Bike Build

1984 CR500R Rally Bike Build

After a successful 2010 Mexican 1000 Rally (1987 Ford Bronco), our team came up with the brilliant idea to give the 2011 Rally a shot, but this time on a bike.  We wanted something light, something unique, and something with balls!  A Big bore “finner” seemed the logical choice…  Hard to start, terrible gas mileage 245 lbs, and 58 horses - stock.

The initial  build started with 1 “very hammered” CR5 that I purchased off a good friend for 300.00 and  a couple of baseball cards .  Here’s a picture I pulled off the internet – it looked similar (actually, ours was MUCH worse). 



Seemed like a pretty good deal at the time… 


So after bringing the bike home (to June Lake, CA) I promptly took her for a spin!    “Impressive” isn’t the word that came to mind.  She had a light switch for a powerband, and  a non functioning  rear brake -  not a good combo.  Fun, but sketchy.  After  multiple high speed passes, and nearly killing myself in the process,  I started the disassembly process of the old MXer. 

It didn’t take too long before the bike was in pieces, and I got a good look at what a fine mess I actually had.

Frame: “Slightly” bent.

Subfame:  Broken (stick welded) in several areas. 

Rear brakes: No

Clutch basket:  Blown apart (but somehow still functioning)

piston:  Sloppy  

Front wheel:  Cracked in half

Swingarm:  Cracked in 2 places. 

Lots of other stuff: I won’t bore you with details 

 Needless to say, I wasn't too impressed with what I had, so I immediately started looking for another 1984 CR500R - hoping for something a little better to work with.  What I should have done was start looking for an XR, but I ignored all thoughts of reason and went for the two-smoker.   

After months of trolling around through Craigslist, I found it. 

The ad said something like: “ Runs great, needs some TLC.  First 600 takes it.”  So me and the girlfriend jumped in the truck and headed over the Sierra Nevada Mtn Range to the beautiful city of “Los Banos, CA.” 

I think that means “the toilet” in Spanish.  HA! 

It was love at first site (not really), so I handed the “gentleman” the 600 bucks, and loaded her up for the long drive back home.   Arriving home, it was painfully obvious that this bike was in about the same shape as the first one (a little better actually):  Like bike #1, the subframe was busted up beyond belief, it was missing the air box, air filter, and silencer.  The swingarm was cracked at the prolink… and some other things were Fu@%ed about it as well.  

The good news was that the topend was new, the clutch basket was in great condition, and the frame was nice and straight! 

So the plan was set:  Bottom end from bike 1, and the top end from bike 2.  Frame from  Bike 2, and subframe from 1 & 2.  Clutch from bike 2, and brake components from bike 2…  etc, etc.  You get the picture.








Frame and subframe: primed and painted (rattle canned it).   She’ll eventually be powder coated (after the race, and after I’m finished welding on her).  The plan was to carry additional fuel on the subframe, so it goes without saying that it needed some “extra beef.”  Tubing from one subframe was added to the other.











In my humble opinion, The 1984 CR500 had terrible ergonomics.  The stock bars were far too low, and standing on this beast was extremely uncomfortable.
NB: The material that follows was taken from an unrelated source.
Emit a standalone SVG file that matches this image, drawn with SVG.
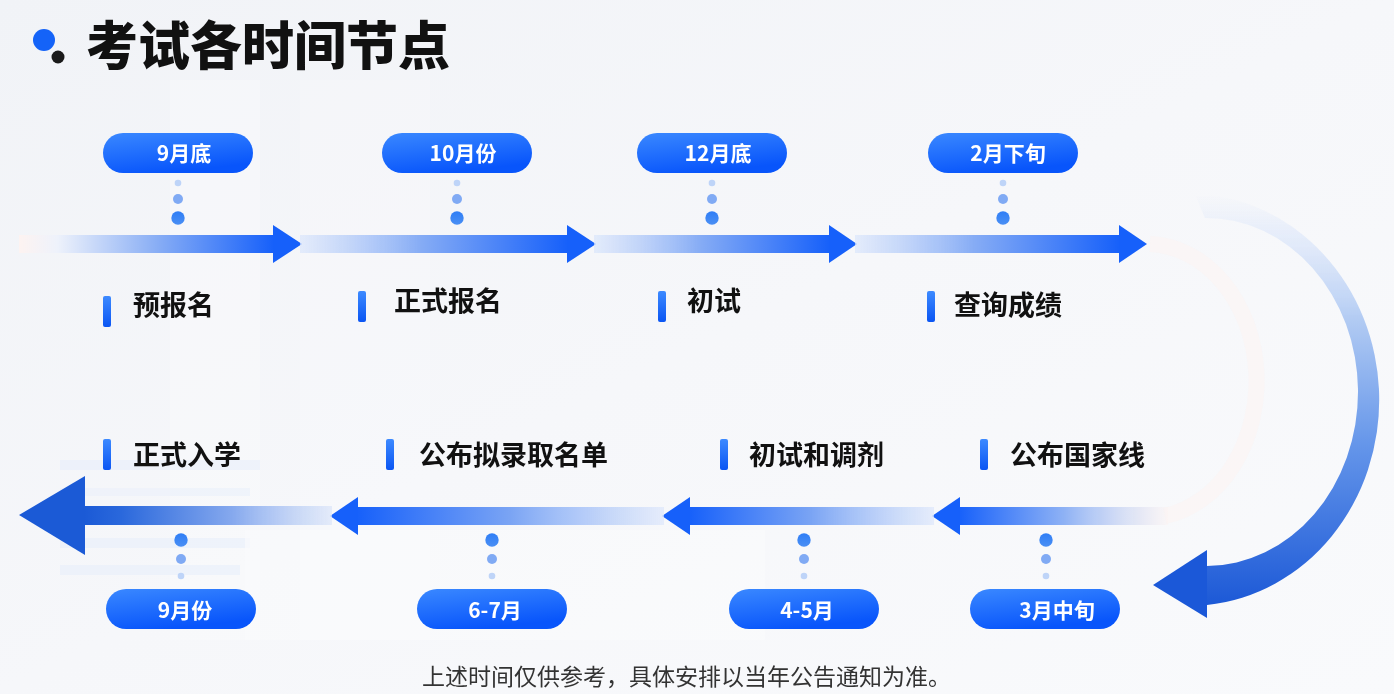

Taller bars and bar risers were necessary.  These Aluminum triple clamps and 2” risers should do the trick!  Twinwall Bars and Cycra Pro-Bends were added as well.  
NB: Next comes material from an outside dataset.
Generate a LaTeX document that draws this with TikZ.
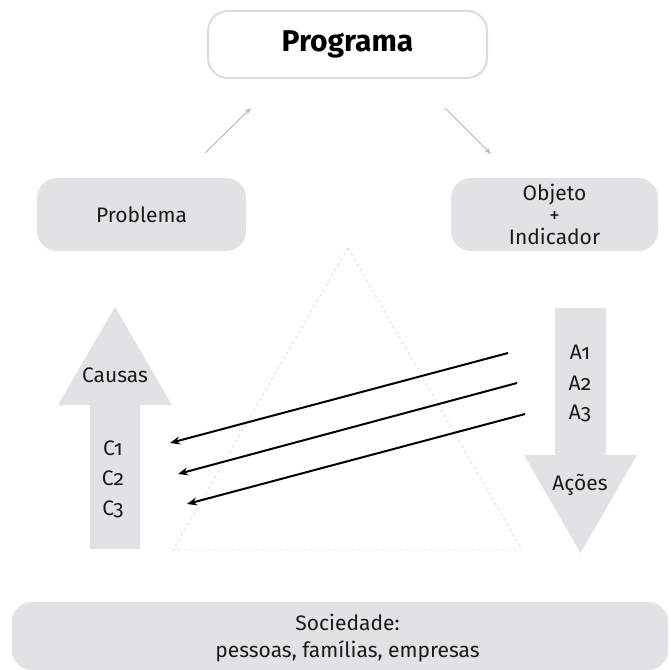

Starting to resemble a motorbike!



The stock pegs were skinny, so I welded on some WC peg wideners. 

 


 Long hours in the shop were starting to take it’s toll on some of the "bike builders," and what we needed was some good ole fashion hockey games and booze to break up the monotony.  “Weird,” the team A-hole, likes to dress up in hockey attire and drink his tequila with pickle juice…?  
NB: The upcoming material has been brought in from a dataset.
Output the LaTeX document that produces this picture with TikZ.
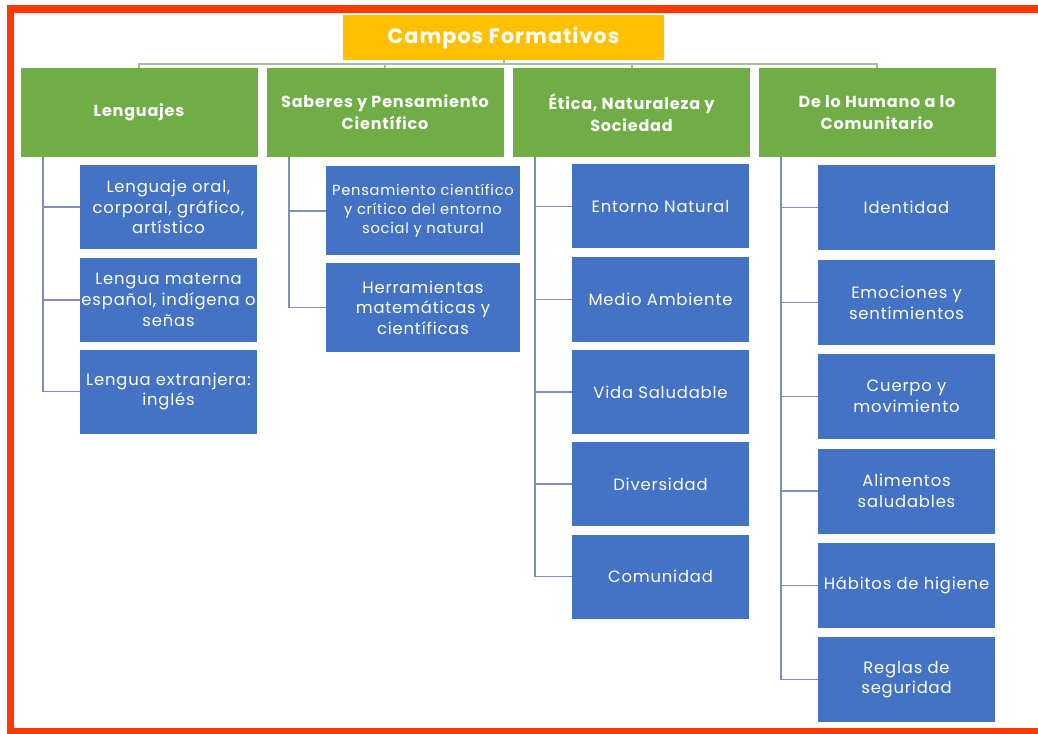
\documentclass[tikz,border=0pt]{standalone}
\usepackage{fontspec}
\setmainfont{Poppins}[LetterSpace=5.0]
\usetikzlibrary{calc,positioning}

\definecolor{rojoMarco}{RGB}{255,55,0}
\definecolor{amarilloTitulo}{RGB}{255,192,0}
\definecolor{verdeCampo}{RGB}{112,173,71}
\definecolor{azulTema}{RGB}{68,114,196}
\definecolor{lineaVerde}{RGB}{170,190,150}
\definecolor{lineaAzul}{RGB}{130,140,185}

\tikzset{
    marco/.style={draw=rojoMarco, line width=5.8pt},
    titulo/.style={fill=amarilloTitulo, text=white, inner sep=0pt,
        minimum width=321*0.75pt, minimum height=45*0.75pt,
        font=\bfseries\fontsize{15.5}{18}\selectfont},
    campo/.style={fill=verdeCampo, text=white, inner sep=0pt, align=center,
        minimum width=237*0.75pt, minimum height=89*0.75pt,
        font=\bfseries\fontsize{12}{16.5}\selectfont},
    tema/.style={fill=azulTema, text=white, inner sep=0pt, align=center,
        minimum width=177*0.75pt, minimum height=84*0.75pt,
        font=\fontsize{12.3}{15.5}\selectfont},
    temaancho/.style={tema, minimum width=194*0.75pt, minimum height=89*0.75pt},
    temaalto/.style={tema, minimum height=85*0.75pt},
    enlace/.style={draw=lineaVerde, line width=1.5pt},
    rama/.style={draw=lineaAzul, line width=1.3pt}
}

\begin{document}
\begin{tikzpicture}[x=0.75pt, y=-0.75pt]
    \useasboundingbox (0,0) rectangle (1038,734);
    \clip (0,0) rectangle (1038,734);

    %marco exterior
    \draw[marco] (10.5,9) rectangle (1070,732);

    %titulo y campos formativos
    \node[titulo] (campos) at (503.5,37.5) {Campos Formativos};

    \node[campo] (g1) at (139,112.5) {Lenguajes};
    \node[campo] (g2) at (385,112.5) {Saberes y Pensamiento\\Científico};
    \node[campo] (g3) at (631.5,112.5) {Ética, Naturaleza y\\Sociedad};
    \node[campo] (g4) at (877,112.5) {De lo Humano a lo\\Comunitario};

    \coordinate (cBarra) at (503.5,64);
    \draw[enlace] (campos.south) -- (cBarra);
    \foreach \campo in {g1,g2,g3,g4}
        \draw[enlace] (cBarra) -| (\campo.north);

    %troncos de cada columna
    \coordinate (tg1) at ($(g1.south west)+(22.5,0)$);
    \coordinate (tg2) at ($(g2.south west)+(22.5,0)$);
    \coordinate (tg3) at ($(g3.south west)+(22.5,0)$);
    \coordinate (tg4) at ($(g4.south west)+(22.5,0)$);

    %Lenguajes
    \node[tema] (a1) at (168.5,207) {Lenguaje oral,\\corporal, gráfico,\\artístico};
    \node[tema] (a2) at (168.5,300) {Lengua materna\\español, indígena o\\señas};
    \node[tema] (a3) at (168.5,391.5) {Lengua extranjera:\\inglés};

    %Saberes y Pensamiento Cientifico
    \node[temaancho, font=\fontsize{11}{14.3}\selectfont] (b1) at (423,211)
        {Pensamiento científico\\y crítico del entorno\\social y natural};
    \node[temaancho] (b2) at (423,307.5) {Herramientas\\matemáticas y\\científicas};

    %Etica, Naturaleza y Sociedad
    \node[tema] (c1) at (660.5,206.5) {Entorno Natural};
    \node[tema] (c2) at (660.5,299.5) {Medio Ambiente};
    \node[tema] (c3) at (660.5,392) {Vida Saludable};
    \node[tema] (c4) at (660.5,484) {Diversidad};
    \node[tema] (c5) at (660.5,576.5) {Comunidad};

    %De lo Humano a lo Comunitario
    \node[temaalto] (d1) at (906.5,207.5) {Identidad};
    \node[temaalto] (d2) at (906.5,302.5) {Emociones y\\sentimientos};
    \node[temaalto] (d3) at (906.5,396.5) {Cuerpo y\\movimiento};
    \node[temaalto] (d4) at (906.5,491) {Alimentos\\saludables};
    \node[temaalto] (d5) at (906.5,585.5) {Hábitos de higiene};
    \node[temaalto] (d6) at (906.5,679.5) {Reglas de\\seguridad};

    %ramas hacia cada tema
    \foreach \tronco/\tema in
    {tg1/a1, tg1/a2, tg1/a3,
        tg2/b1, tg2/b2,
        tg3/c1, tg3/c2, tg3/c3, tg3/c4, tg3/c5,
        tg4/d1, tg4/d2, tg4/d3, tg4/d4, tg4/d5, tg4/d6}
        \draw[rama] (\tronco) |- (\tema.west);
\end{tikzpicture}
\end{document}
I guess that’s how they do it in Minnesota…






Clarke Manufacturing came on board with an extremely generous sponsorship.  A 3.5 gallon fuel tank should help in getting us to LaPaz.








Baja Designs also came through with a generous sponsorship as well…  A 1.5 gallon side panel fueltank (Made for a KTM), and a lith-ion powered HID (capable of powering the HID for 3.5 hours).   






Unlike the SCORE “Baja 1000”, the NORRA “Mexican 1000” is broken up into 3 consecutive days.  If you keep a good pace, you should always finish during daylight hours.  But Baja has a nasty way of ruining your perfectly laid out race plan - so we thought it was a good idea to add a race light. 


Here’s a closer look at how we made the KTM side panel fuel tank work on the CR5. The 1.5 gal Baja Designs Side Panel Tank has three mounting points.  This picture shows the double sheer mount was added to the top of the subframe





The tank also came with a mounting bracket for the KTM – we decided use this bracket, and lined  up with the seat bolt on the Honda…  Nice custom fit!


Lucky for us, the 3rd mounting point happened to fall right on the subframe – all that was needed was a small tube welded to the lower section of the subframe.